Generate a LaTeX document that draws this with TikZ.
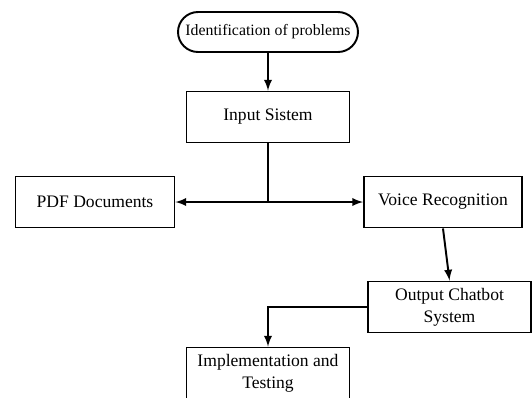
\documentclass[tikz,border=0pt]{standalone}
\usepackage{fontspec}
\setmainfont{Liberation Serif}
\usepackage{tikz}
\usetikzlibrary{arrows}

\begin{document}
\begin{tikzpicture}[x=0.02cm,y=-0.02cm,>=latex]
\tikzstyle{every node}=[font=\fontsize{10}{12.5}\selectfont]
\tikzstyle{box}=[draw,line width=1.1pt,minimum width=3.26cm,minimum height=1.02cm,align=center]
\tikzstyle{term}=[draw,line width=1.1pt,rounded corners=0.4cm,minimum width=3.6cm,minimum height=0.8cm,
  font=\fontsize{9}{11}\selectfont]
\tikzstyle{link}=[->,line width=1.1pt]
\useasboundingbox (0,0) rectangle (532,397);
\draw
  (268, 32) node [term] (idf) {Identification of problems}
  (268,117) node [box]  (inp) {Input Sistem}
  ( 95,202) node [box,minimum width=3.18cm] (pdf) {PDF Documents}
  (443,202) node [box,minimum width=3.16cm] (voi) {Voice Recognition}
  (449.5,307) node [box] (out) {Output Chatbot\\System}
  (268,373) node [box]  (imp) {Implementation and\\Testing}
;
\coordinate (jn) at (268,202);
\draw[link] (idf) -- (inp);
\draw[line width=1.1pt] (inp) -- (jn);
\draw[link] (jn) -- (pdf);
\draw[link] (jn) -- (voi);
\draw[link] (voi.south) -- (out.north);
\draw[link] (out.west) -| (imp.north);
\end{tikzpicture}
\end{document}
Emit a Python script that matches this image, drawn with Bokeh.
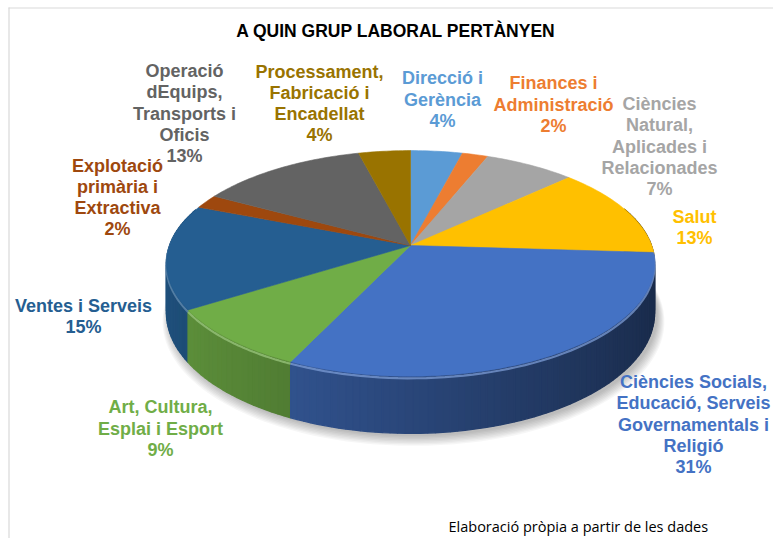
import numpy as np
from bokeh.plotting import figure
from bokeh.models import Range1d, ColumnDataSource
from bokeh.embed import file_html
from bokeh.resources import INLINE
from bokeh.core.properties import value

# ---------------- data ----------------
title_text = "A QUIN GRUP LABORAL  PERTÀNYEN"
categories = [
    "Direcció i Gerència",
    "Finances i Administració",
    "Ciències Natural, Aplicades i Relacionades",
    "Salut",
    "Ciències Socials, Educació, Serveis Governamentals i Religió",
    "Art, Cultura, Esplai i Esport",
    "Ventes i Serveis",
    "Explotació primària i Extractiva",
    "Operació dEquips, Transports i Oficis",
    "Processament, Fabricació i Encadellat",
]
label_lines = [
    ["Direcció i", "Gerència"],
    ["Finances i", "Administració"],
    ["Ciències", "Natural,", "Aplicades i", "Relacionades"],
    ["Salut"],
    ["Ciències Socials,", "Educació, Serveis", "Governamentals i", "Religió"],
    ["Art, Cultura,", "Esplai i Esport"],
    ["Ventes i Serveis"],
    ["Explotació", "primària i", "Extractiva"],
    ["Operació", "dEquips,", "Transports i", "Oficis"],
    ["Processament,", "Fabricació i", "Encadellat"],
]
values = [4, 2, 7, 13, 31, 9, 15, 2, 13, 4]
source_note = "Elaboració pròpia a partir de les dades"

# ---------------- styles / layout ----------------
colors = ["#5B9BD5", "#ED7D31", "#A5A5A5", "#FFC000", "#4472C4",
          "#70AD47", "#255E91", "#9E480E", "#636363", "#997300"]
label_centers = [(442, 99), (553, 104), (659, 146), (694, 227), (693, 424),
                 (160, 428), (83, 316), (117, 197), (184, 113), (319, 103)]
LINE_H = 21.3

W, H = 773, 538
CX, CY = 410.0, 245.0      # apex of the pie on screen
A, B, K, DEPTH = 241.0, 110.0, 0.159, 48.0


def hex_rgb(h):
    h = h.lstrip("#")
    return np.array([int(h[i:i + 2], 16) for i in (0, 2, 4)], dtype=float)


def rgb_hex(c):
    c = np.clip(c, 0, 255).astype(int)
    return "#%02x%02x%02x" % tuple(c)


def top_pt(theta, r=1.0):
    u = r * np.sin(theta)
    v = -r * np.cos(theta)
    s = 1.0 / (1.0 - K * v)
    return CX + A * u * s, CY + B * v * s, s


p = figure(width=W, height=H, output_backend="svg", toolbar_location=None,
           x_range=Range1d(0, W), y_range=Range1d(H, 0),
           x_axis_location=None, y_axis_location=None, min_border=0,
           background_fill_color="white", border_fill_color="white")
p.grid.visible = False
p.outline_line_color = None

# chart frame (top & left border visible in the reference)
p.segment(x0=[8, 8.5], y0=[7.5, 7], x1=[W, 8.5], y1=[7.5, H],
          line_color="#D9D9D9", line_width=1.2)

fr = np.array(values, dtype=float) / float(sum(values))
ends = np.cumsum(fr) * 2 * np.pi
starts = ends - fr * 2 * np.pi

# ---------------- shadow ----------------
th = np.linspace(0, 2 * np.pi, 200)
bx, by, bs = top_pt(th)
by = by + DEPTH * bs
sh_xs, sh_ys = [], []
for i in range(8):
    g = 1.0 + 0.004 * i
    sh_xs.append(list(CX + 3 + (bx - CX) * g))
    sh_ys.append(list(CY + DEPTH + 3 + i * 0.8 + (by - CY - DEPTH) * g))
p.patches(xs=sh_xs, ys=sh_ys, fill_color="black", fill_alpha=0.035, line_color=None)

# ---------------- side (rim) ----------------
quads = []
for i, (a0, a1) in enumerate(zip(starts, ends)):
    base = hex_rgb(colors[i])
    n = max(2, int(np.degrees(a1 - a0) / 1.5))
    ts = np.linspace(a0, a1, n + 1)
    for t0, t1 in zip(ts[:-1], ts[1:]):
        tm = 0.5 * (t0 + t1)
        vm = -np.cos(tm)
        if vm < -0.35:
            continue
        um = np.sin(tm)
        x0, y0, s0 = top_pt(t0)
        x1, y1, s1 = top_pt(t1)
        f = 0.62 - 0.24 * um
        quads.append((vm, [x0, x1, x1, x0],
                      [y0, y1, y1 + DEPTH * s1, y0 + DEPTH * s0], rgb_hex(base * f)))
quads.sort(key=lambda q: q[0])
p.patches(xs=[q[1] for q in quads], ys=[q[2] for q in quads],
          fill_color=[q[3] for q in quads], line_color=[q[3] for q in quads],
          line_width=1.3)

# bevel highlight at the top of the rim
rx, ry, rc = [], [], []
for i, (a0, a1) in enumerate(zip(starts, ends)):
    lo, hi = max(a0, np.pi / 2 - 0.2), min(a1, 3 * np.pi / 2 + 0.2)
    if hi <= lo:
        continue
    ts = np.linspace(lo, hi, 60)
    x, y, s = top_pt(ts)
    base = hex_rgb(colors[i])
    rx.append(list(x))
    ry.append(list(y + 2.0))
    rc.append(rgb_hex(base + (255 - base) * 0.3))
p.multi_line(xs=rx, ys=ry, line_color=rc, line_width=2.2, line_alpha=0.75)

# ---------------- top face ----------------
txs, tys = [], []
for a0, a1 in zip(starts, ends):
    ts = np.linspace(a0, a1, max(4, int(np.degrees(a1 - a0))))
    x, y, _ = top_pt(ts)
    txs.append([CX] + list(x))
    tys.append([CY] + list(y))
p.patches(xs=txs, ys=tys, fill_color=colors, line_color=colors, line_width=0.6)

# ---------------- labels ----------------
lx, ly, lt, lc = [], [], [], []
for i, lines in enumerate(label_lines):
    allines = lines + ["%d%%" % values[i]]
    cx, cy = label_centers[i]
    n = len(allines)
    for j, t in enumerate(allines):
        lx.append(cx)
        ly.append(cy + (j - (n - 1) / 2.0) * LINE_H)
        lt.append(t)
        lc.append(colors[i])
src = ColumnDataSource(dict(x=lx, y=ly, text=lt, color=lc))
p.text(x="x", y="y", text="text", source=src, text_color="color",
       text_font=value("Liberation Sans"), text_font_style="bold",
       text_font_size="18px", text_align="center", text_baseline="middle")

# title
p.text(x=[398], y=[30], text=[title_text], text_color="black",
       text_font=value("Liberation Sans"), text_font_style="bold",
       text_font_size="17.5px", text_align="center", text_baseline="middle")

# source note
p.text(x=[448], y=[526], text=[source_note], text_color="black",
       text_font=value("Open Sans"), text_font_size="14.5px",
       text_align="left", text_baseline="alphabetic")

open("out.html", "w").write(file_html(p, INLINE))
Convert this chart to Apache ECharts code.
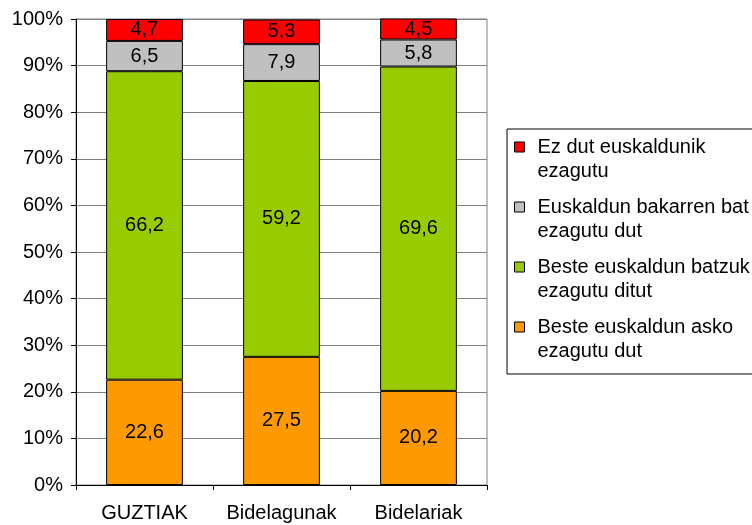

- **Direction**
From the line that has "Emit a Python" through the line that has "from bokeh.core.properties import value", reproduce each line exactly as it stands and nothing else; do not include any pictures.

- **Solution to the problem**
Emit a Python script that matches this image, drawn with Bokeh.
import numpy as np
from bokeh.plotting import figure
from bokeh.models import Range1d, ColumnDataSource
from bokeh.embed import file_html
from bokeh.resources import INLINE
from bokeh.core.properties import value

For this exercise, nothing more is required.